絵画を思わせる構図と、美しい田舎の風景に誰もが感動するだろう。私はもう何度となくこの映画を観ているのだが、その度にエンドーラを吹き抜ける風を肌で感じる。
きっとこの先も事あるごとにこの映画をプレイヤーにセットし、モニターに映し出される全てのものに感動し続けるだろう。



冒頭、なだらかな丘に延びる一本の道。
この道のかたわらでギルバートとアーニーは大道芸人達のトレーラーが通るのを待つ。銀色に輝くトレーラーの列は、アーニーのお気に入りだ。このシーンから、一気に映画の世界に引き込まれていった。丘に延びる道筋のように、この映画へとぐんぐん、ぐんぐん…。

舞台はアイオワ州にあるという「エンドーラ」という町。
風になびく木々や砂埃・貯水タンク・グローサリショップやアイスクリーム店・古びたトラック・畑に積まれた藁・幼少の頃から知っている町の人々…それら全てが一体となり、エンドーラという架空の町に命を吹き込んでいる。

物語はギルバートの日常を中心に、ベッキーという春風のような少女が登場することで、静かにゆっくりと動きだす。
台詞の一つ一つが印象的だ。中でも私が好きなのはこんな会話。
「彼女を忘れない?」
「あぁ」というギルバートとベッキーの会話。
ギルバートが年上の女性と不倫していたことを悟り、複雑な思いでベッキーは尋ねる。
「彼女を忘れない?」と、必要最小限の言葉で。
そして「あぁ」という彼の応えを聞き、やはりこの人は優しい人なんだと確信した瞬間のベッキーのあの表情!
なんであんな表情が出来るのでしょう?

この映画は、人生しがらみだらけのギルバートと知的障害を持つアーニー、そして春風のような少女ベッキーという三人の主要人物を、いかに自然に嫌味なく演じられるかで映画のクオリティが左右されたでしょう。
アーニー役など一歩間違えばピエロだ。
ところが、当時16歳のディカプリオ、嫌味なくサラリと軽やかに演じています(この映画で助演男優賞にノミネート)。

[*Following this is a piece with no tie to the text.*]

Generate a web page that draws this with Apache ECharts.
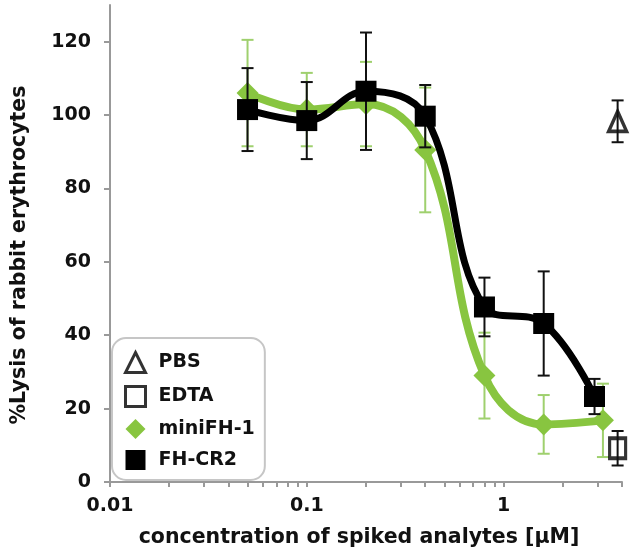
<!DOCTYPE html>
<html>
<head>
<meta charset="utf-8">
<script src="https://cdn.jsdelivr.net/npm/echarts@6/dist/echarts.min.js"></script>
<style>
html,body{margin:0;padding:0;background:#fff;}
#chart{width:643px;height:559px;}
</style>
</head>
<body>
<div id="chart"></div>
<script>
// ---- data ----
var miniX = [0.05, 0.1, 0.2, 0.4, 0.8, 1.6, 3.2];
var miniY = [106, 101.5, 103, 90.5, 29, 15.7, 16.8];
var miniErr = [14.5, 10, 11.5, 17, 11.7, 8, 10];

var crX = [0.05, 0.1, 0.2, 0.4, 0.8, 1.6, 2.9];
var crY = [101.5, 98.5, 106.5, 99.7, 47.7, 43.2, 23.3];
var crErr = [11.3, 10.5, 16, 8.5, 8, 14.2, 4.8];

var pbsX = [3.8];
var pbsY = [98.3];
var pbsErr = [5.7];

var edtaX = [3.8];
var edtaY = [9.2];
var edtaErr = [4.7];

var yTicks = [0, 20, 40, 60, 80, 100, 120];
var xMajorTicks = [0.01, 0.1, 1];
var xMinorTicks = [0.01,0.02,0.03,0.04,0.05,0.06,0.07,0.08,0.09,0.1,0.2,0.3,0.4,0.5,0.6,0.7,0.8,0.9,1,2,3,4];

var GREEN = '#88c540';
var GREEN_ERR = '#9fd06e';
var FONT = 'DejaVu Sans';

function pts(xs, ys){ return xs.map(function(x,i){ return [x, ys[i]]; }); }
function errs(xs, ys, es){ return xs.map(function(x,i){ return [x, ys[i]-es[i], ys[i]+es[i]]; }); }

function errSeries(name, data, color, capHalf, width, z){
  return {
    type: 'custom',
    name: name + ' err',
    z: z,
    silent: true,
    data: data,
    encode: {x: 0, y: [1, 2]},
    renderItem: function(params, api){
      var x = api.value(0);
      var lo = api.coord([x, api.value(1)]);
      var hi = api.coord([x, api.value(2)]);
      var st = {stroke: color, lineWidth: width};
      return {
        type: 'group',
        children: [
          {type:'line', shape:{x1:lo[0], y1:lo[1], x2:hi[0], y2:hi[1]}, style: st},
          {type:'line', shape:{x1:lo[0]-capHalf, y1:lo[1], x2:lo[0]+capHalf, y2:lo[1]}, style: st},
          {type:'line', shape:{x1:hi[0]-capHalf, y1:hi[1], x2:hi[0]+capHalf, y2:hi[1]}, style: st}
        ]
      };
    }
  };
}

var chart = echarts.init(document.getElementById('chart'), null, {renderer:'canvas'});

chart.setOption({
  animation: false,
  grid: {left: 110, right: 21, top: 5, bottom: 77},
  xAxis: {
    type: 'log', logBase: 10, min: 0.01, max: 4,
    axisLine: {show: true, lineStyle: {color: '#999', width: 2}},
    axisTick: {show: true, inside: false, length: 5, lineStyle: {color: '#999', width: 2}, customValues: xMinorTicks},
    axisLabel: {
      customValues: xMajorTicks, margin: 15,
      fontFamily: FONT, fontWeight: 'bold', fontSize: 19, color: '#111',
      formatter: function(v){ return String(v); }
    },
    splitLine: {show: false},
    minorTick: {show: false}
  },
  yAxis: {
    type: 'value', min: 0, max: 130,
    axisLine: {show: true, lineStyle: {color: '#999', width: 2}},
    axisTick: {show: true, length: 6, lineStyle: {color: '#999', width: 2}, customValues: yTicks},
    axisLabel: {customValues: yTicks, margin: 19, fontFamily: FONT, fontWeight: 'bold', fontSize: 19, color: '#111'},
    splitLine: {show: false}
  },
  legend: {
    orient: 'vertical',
    left: 112, top: 338,
    padding: [13, 10, 10, 12],
    itemWidth: 20, itemHeight: 20, itemGap: 11,
    borderColor: '#c6c6c6', borderWidth: 2, borderRadius: 14,
    textStyle: {fontFamily: FONT, fontWeight: 'bold', fontSize: 19, color: '#111', padding: [0,0,0,8]},
    data: [
      {name: 'PBS', icon: 'triangle', itemStyle: {color: '#fff', borderColor: '#000', borderWidth: 3}},
      {name: 'EDTA', icon: 'rect', itemStyle: {color: '#fff', borderColor: '#000', borderWidth: 3}},
      {name: 'miniFH-1', icon: 'diamond', itemStyle: {color: GREEN}},
      {name: 'FH-CR2', icon: 'rect', itemStyle: {color: '#000'}}
    ]
  },
  graphic: [
    {type: 'text', x: 359, y: 538, style: {text: 'concentration of spiked analytes [µM]', font: 'bold 20.5px "DejaVu Sans"', fill: '#111', align: 'center', verticalAlign: 'middle'}},
    {type: 'text', x: 20, y: 255, rotation: Math.PI/2, style: {text: '%Lysis of rabbit erythrocytes', font: 'bold 20.5px "DejaVu Sans"', fill: '#111', align: 'center', verticalAlign: 'middle'}}
  ],
  series: [
    errSeries('miniFH-1', errs(miniX, miniY, miniErr), GREEN_ERR, 6, 2, 2),
    {
      name: 'miniFH-1', type: 'line', data: pts(miniX, miniY), smooth: 0.4, z: 3,
      symbol: 'diamond', symbolSize: 22,
      lineStyle: {color: GREEN, width: 8},
      itemStyle: {color: GREEN}
    },
    errSeries('FH-CR2', errs(crX, crY, crErr), '#111', 6, 2, 4),
    {
      name: 'FH-CR2', type: 'line', data: pts(crX, crY), smooth: 0.4, z: 5,
      symbol: 'rect', symbolSize: 21,
      lineStyle: {color: '#000', width: 7},
      itemStyle: {color: '#000'}
    },
    {
      name: 'PBS', type: 'scatter', data: pts(pbsX, pbsY), z: 5,
      symbol: 'triangle', symbolSize: [18, 20],
      itemStyle: {color: '#fff', borderColor: '#000', borderWidth: 3.5}
    },
    errSeries('PBS', errs(pbsX, pbsY, pbsErr), '#111', 6, 2, 6),
    {
      name: 'EDTA', type: 'scatter', data: pts(edtaX, edtaY), z: 5,
      symbol: 'rect', symbolSize: [16, 20],
      itemStyle: {color: '#fff', borderColor: '#000', borderWidth: 3.5}
    },
    errSeries('EDTA', errs(edtaX, edtaY, edtaErr), '#111', 6, 2, 6)
  ]
});
</script>
</body>
</html>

この映画以降、三人とも出演作が後を断たないのは知っての通り。
ここでの共演がきっかけで「バスケットボール・ダイアリー」で再び顔を合わせたディカプリオとジュリエットは、そこでも素晴らしい演技を披露してくているし、「太陽と月に背いて」でのディカプリオはヴェルレーヌの愛人・ランボーを堂々と演じており、風格すら感じたものです。その後の活躍は。。。そう、大スターになっちゃいましたね、ディカプもデップも(笑)。

ブラピとの仲が崩壊した後のジュリエットは、近年あまり作品に恵まれていないのが残念(っていうか1度引退した?)。
「カリフォルニア」「ケイプフィア」「ナチュラル・ボーン・キラーズ」での彼女は異常なくらい猛烈なオーラを放っていたし、生まれながらの天才女優だとワタシは今でも思っているよ。